GOAL
Could the lines from the start of the data through the line with "from matplotlib.patches import" be set down exactly, with no pictures among them?

DATA SHOWN

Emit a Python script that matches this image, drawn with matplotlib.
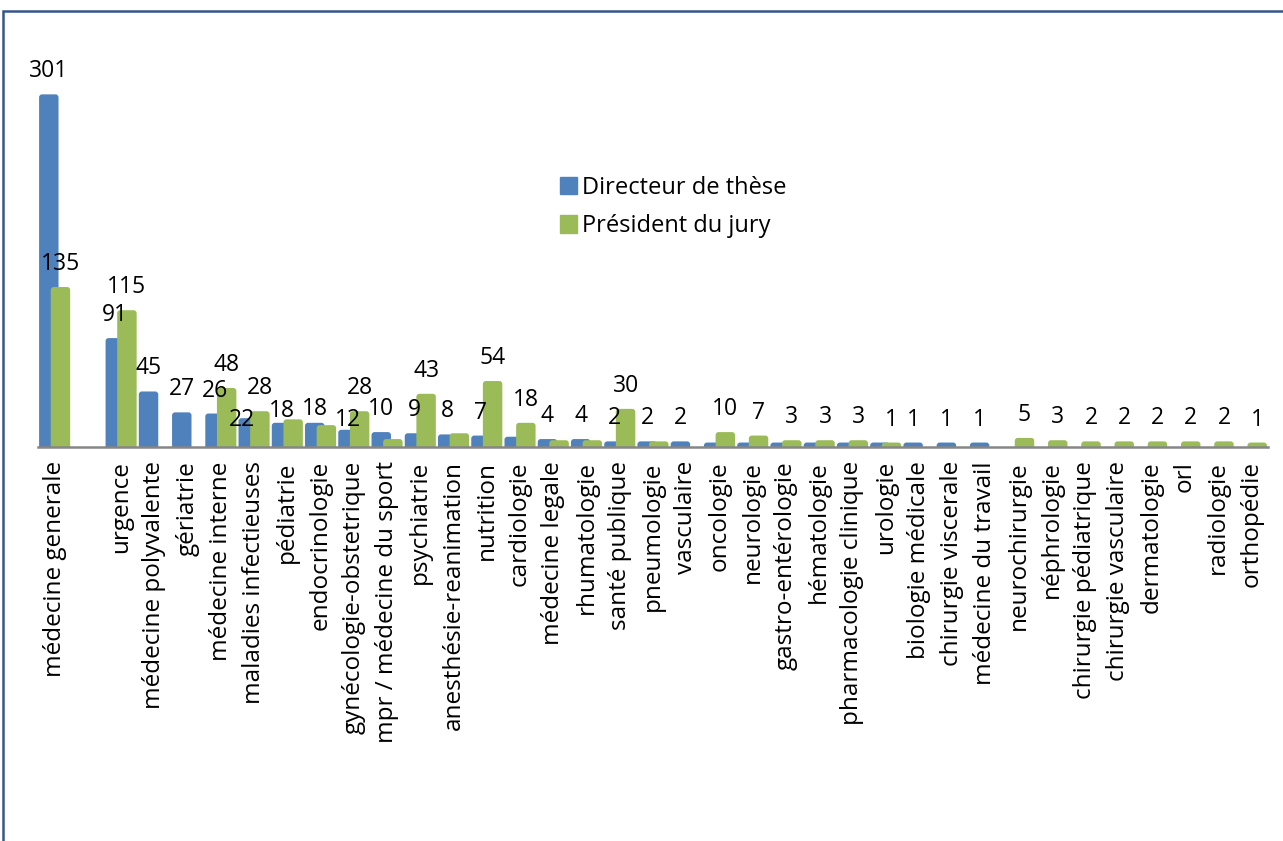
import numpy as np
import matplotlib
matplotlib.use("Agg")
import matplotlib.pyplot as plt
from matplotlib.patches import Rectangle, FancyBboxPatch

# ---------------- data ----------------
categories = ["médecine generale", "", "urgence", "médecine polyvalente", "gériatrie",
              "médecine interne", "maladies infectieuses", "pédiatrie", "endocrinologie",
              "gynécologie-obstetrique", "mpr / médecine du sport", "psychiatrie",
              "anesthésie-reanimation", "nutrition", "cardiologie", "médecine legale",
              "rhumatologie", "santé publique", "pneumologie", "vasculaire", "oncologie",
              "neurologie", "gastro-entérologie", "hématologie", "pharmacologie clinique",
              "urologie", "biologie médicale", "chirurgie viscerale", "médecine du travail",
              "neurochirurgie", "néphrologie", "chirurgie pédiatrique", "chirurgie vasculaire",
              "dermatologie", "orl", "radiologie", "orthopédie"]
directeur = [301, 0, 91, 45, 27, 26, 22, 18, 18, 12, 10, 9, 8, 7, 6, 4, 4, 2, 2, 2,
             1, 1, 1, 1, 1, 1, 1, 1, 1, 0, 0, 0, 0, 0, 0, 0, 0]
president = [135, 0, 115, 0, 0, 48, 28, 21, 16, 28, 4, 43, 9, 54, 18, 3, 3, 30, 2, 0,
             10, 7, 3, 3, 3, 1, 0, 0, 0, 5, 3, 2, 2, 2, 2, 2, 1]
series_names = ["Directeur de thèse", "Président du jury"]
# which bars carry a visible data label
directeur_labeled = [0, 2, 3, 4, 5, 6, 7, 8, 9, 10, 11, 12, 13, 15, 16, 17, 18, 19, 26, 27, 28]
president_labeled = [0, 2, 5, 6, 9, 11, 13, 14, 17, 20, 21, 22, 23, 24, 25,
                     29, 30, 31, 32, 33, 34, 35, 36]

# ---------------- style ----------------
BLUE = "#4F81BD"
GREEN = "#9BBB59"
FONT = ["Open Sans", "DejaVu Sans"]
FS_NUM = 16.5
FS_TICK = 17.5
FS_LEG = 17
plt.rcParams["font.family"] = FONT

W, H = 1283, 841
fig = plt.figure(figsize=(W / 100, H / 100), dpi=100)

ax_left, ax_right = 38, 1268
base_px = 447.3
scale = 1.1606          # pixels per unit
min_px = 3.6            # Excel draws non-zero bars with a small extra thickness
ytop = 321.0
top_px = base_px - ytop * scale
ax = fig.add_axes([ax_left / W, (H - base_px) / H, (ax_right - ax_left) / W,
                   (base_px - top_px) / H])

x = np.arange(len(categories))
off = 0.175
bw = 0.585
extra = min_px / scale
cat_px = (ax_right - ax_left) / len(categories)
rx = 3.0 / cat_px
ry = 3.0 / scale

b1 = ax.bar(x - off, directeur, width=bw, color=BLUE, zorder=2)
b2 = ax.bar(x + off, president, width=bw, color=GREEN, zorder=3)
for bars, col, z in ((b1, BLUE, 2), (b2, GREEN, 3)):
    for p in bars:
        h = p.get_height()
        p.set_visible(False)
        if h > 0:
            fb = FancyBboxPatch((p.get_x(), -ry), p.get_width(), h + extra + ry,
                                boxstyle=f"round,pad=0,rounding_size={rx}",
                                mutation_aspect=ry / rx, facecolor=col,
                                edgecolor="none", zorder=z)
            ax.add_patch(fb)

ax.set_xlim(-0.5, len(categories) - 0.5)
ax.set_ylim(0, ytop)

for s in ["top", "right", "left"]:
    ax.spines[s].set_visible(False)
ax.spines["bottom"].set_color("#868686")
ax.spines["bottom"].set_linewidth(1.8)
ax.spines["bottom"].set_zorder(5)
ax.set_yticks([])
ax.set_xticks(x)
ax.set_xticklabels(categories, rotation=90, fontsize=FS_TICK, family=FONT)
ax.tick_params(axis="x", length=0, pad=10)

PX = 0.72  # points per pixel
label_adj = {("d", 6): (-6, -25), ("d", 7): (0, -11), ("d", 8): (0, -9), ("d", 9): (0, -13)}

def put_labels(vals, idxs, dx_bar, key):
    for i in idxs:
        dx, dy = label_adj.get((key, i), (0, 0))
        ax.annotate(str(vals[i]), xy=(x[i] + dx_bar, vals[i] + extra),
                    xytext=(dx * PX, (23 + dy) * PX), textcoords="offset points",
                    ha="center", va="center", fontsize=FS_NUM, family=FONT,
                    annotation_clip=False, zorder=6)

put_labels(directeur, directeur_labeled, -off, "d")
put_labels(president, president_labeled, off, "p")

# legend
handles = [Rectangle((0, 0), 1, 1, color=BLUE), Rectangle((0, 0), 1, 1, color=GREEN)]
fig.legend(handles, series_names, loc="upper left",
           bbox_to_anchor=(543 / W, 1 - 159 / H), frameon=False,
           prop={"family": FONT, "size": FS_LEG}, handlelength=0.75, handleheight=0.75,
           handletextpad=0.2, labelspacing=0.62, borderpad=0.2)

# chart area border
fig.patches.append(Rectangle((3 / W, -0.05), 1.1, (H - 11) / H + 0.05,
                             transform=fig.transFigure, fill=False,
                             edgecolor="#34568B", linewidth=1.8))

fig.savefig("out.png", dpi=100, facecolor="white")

TASK RESULT
Emit a Python script that matches this image, drawn with matplotlib.
import numpy as np
import matplotlib
matplotlib.use("Agg")
import matplotlib.pyplot as plt
from matplotlib.patches import Rectangle, FancyBboxPatch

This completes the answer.